═══ RAW DATA ═══

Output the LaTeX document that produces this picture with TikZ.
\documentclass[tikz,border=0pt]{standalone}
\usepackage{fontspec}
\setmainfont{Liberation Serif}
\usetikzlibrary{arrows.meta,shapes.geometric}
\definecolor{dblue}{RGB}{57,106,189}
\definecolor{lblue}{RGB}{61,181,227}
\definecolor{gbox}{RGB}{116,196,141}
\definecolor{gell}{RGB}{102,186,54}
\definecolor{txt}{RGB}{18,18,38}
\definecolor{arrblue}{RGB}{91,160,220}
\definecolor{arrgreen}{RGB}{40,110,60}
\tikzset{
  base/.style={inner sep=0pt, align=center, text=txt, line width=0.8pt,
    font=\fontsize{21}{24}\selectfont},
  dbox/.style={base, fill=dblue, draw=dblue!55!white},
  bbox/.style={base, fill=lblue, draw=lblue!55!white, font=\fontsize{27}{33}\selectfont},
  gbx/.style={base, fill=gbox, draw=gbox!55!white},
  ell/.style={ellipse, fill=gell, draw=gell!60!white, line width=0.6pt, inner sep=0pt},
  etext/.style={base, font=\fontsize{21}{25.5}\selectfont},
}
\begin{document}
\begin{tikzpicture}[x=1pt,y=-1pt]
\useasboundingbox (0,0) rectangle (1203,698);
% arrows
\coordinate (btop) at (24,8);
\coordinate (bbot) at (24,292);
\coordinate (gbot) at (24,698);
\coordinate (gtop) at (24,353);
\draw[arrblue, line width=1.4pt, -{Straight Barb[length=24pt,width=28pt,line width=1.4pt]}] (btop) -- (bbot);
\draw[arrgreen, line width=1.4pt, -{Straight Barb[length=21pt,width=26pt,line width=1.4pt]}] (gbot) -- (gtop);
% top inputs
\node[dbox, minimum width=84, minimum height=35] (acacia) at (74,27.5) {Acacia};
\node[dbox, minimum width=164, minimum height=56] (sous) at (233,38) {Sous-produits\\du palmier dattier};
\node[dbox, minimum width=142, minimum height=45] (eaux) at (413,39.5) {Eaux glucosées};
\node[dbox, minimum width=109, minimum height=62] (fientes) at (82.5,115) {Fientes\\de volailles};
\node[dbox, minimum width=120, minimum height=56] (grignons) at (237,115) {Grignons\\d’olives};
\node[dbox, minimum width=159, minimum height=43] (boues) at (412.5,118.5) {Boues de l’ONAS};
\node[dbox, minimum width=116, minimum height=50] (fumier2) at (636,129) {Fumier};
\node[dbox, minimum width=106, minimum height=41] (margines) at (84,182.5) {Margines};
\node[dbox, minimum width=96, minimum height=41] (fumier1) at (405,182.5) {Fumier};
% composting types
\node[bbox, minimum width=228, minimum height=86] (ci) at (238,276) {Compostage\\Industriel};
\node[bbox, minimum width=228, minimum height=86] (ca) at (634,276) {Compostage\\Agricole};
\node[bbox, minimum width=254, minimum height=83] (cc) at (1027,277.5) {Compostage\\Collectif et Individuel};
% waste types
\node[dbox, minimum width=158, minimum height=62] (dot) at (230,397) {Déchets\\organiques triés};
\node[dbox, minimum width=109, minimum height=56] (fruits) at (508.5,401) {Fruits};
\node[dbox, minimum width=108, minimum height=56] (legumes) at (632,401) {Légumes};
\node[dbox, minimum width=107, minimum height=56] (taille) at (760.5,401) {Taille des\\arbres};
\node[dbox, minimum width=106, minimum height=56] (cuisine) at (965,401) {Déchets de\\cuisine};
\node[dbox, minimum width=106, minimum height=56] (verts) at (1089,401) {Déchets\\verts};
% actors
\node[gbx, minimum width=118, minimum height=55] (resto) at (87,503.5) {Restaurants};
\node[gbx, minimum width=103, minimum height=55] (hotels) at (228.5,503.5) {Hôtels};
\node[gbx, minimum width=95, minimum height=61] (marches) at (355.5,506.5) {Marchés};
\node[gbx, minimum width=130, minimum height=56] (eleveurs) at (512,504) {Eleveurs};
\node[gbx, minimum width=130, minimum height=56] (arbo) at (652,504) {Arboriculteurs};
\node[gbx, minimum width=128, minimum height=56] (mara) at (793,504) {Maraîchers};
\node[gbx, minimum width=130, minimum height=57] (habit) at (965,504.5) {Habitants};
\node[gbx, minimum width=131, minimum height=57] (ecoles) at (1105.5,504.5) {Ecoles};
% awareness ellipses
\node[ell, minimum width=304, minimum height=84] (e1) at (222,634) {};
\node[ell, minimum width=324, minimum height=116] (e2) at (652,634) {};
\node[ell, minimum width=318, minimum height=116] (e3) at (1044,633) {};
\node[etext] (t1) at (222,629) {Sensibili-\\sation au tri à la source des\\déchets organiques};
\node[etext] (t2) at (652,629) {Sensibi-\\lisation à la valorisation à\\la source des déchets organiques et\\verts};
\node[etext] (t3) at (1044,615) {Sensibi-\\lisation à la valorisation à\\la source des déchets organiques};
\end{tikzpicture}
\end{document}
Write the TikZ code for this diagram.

═══
═══ RAW DATA ═══

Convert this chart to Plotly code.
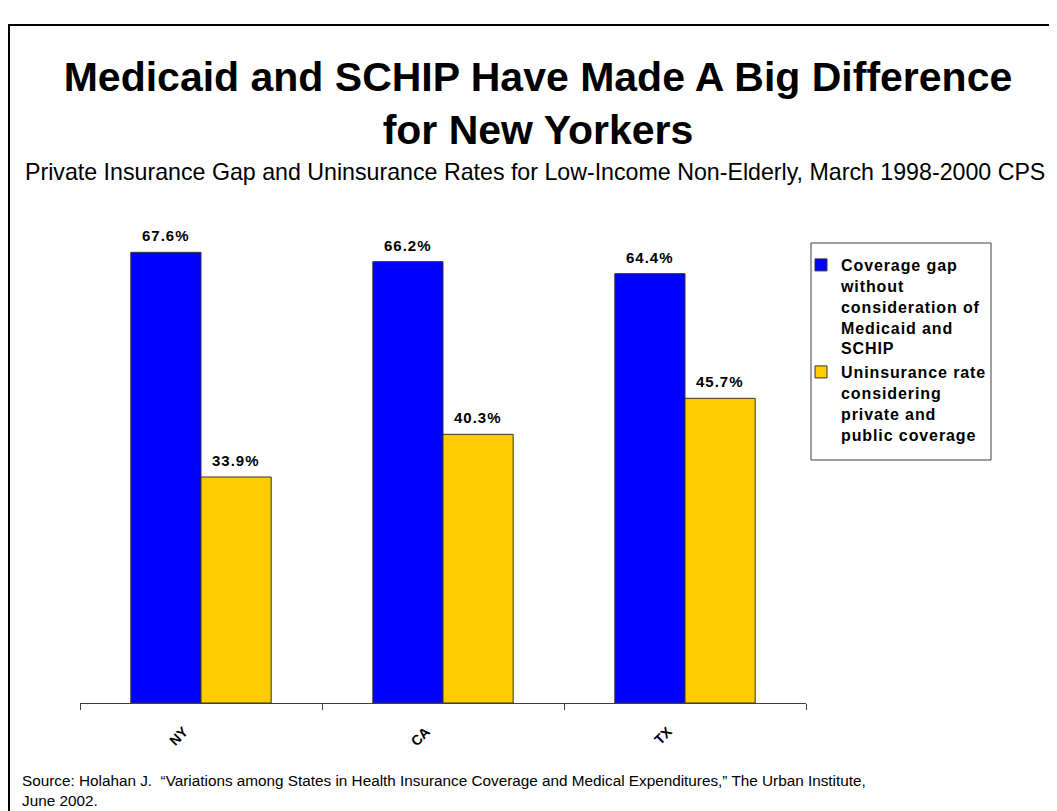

═══
═══ RAW DATA ═══

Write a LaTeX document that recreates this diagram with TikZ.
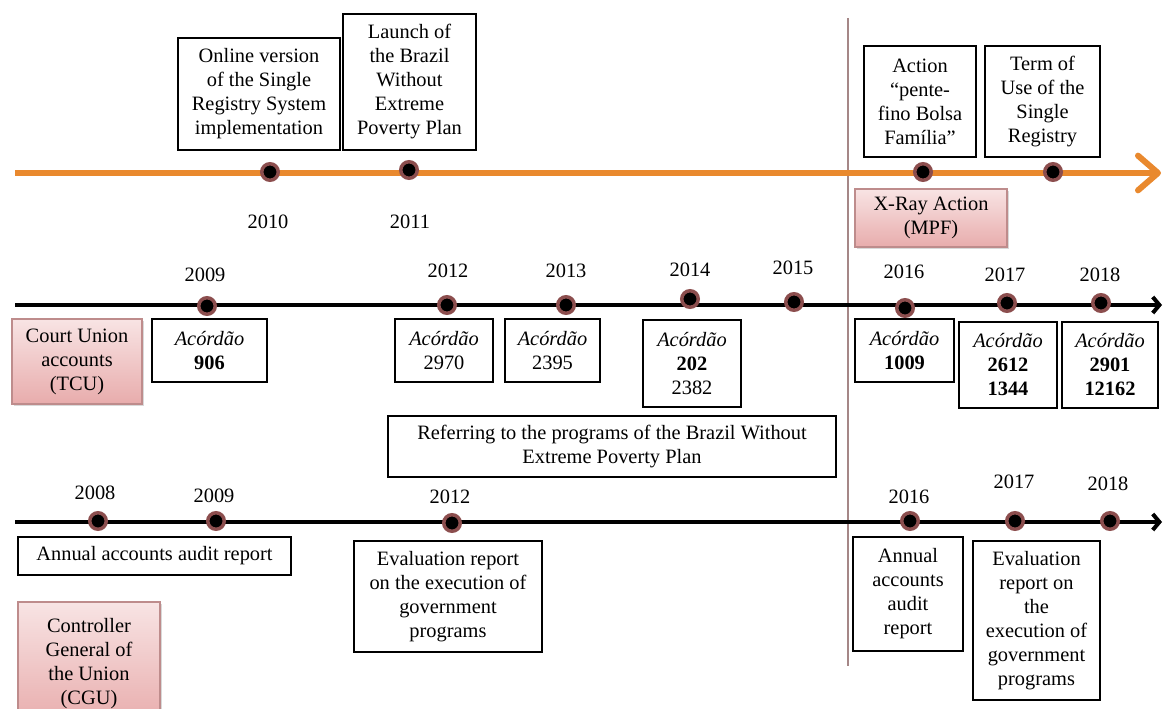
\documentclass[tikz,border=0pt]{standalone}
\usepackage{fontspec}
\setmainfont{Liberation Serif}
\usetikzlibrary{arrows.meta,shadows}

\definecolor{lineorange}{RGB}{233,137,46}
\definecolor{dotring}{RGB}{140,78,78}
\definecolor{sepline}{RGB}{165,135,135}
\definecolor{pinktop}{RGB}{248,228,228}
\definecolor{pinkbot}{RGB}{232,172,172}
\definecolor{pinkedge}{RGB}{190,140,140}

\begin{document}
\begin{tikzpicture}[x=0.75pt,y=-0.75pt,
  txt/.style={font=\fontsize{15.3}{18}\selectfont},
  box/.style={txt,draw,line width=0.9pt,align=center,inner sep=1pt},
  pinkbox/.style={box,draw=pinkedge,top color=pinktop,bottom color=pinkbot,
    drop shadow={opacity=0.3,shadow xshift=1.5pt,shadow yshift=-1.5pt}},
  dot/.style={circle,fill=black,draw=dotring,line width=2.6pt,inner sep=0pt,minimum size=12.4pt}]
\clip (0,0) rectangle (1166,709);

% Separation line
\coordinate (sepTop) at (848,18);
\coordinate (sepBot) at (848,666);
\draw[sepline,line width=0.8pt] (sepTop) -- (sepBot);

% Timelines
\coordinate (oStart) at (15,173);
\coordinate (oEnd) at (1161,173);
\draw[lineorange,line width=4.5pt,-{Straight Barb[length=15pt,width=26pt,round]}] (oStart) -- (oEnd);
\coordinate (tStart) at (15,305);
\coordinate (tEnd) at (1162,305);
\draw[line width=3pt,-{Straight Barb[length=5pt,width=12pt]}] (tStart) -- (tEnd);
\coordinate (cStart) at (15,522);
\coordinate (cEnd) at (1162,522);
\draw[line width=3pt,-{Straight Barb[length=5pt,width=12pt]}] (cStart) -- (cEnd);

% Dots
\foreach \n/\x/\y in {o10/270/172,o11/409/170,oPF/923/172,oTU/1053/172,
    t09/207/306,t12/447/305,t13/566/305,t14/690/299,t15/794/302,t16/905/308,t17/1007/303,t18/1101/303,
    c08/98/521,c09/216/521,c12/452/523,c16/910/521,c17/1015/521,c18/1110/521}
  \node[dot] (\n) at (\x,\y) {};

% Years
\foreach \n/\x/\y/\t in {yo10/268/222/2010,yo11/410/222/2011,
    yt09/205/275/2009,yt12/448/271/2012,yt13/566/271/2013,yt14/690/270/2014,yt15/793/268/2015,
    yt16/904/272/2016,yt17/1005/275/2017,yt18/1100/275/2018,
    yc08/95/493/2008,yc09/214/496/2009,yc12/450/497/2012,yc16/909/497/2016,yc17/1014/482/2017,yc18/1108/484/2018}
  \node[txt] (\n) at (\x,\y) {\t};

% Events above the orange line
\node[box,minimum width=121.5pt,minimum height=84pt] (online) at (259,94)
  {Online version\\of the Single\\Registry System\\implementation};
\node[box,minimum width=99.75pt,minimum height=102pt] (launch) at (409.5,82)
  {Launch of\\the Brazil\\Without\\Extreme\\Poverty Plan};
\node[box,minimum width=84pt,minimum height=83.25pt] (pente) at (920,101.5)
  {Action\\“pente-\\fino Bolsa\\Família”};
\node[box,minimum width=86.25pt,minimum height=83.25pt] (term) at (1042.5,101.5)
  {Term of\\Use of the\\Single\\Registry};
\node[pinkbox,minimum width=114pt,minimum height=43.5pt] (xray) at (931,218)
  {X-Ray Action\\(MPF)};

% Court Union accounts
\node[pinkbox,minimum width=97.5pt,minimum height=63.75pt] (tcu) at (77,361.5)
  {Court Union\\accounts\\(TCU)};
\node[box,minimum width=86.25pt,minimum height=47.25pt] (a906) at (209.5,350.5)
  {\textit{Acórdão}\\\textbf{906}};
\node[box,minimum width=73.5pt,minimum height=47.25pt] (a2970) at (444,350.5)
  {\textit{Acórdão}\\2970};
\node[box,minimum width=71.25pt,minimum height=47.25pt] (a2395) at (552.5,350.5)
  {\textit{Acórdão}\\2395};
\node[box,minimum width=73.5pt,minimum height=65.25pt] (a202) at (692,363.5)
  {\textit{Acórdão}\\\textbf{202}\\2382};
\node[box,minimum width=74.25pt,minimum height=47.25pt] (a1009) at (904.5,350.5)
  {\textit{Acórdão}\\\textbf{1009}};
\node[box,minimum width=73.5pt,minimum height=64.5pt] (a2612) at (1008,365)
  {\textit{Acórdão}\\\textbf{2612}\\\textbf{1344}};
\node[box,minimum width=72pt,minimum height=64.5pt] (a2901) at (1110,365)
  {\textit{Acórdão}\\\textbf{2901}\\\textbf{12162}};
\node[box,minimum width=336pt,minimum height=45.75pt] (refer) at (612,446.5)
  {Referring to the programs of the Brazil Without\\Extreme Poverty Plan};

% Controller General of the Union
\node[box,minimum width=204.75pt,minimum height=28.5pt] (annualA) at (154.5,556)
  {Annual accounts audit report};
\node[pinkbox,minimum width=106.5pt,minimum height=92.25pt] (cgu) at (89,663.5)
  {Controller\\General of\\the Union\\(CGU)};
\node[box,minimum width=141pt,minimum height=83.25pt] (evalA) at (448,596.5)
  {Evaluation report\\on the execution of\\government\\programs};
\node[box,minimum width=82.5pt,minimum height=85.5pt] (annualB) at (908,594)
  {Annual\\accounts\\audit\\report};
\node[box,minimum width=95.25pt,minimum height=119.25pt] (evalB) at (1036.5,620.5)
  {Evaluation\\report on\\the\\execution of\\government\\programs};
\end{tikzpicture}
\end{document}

═══

## STATED GOAL
Go through the listing above and list every line that has the word "this".

## ANSWER IN FULL
Output the LaTeX document that produces this picture with TikZ.
Write the TikZ code for this diagram.
Convert this chart to Plotly code.
Write a LaTeX document that recreates this diagram with TikZ.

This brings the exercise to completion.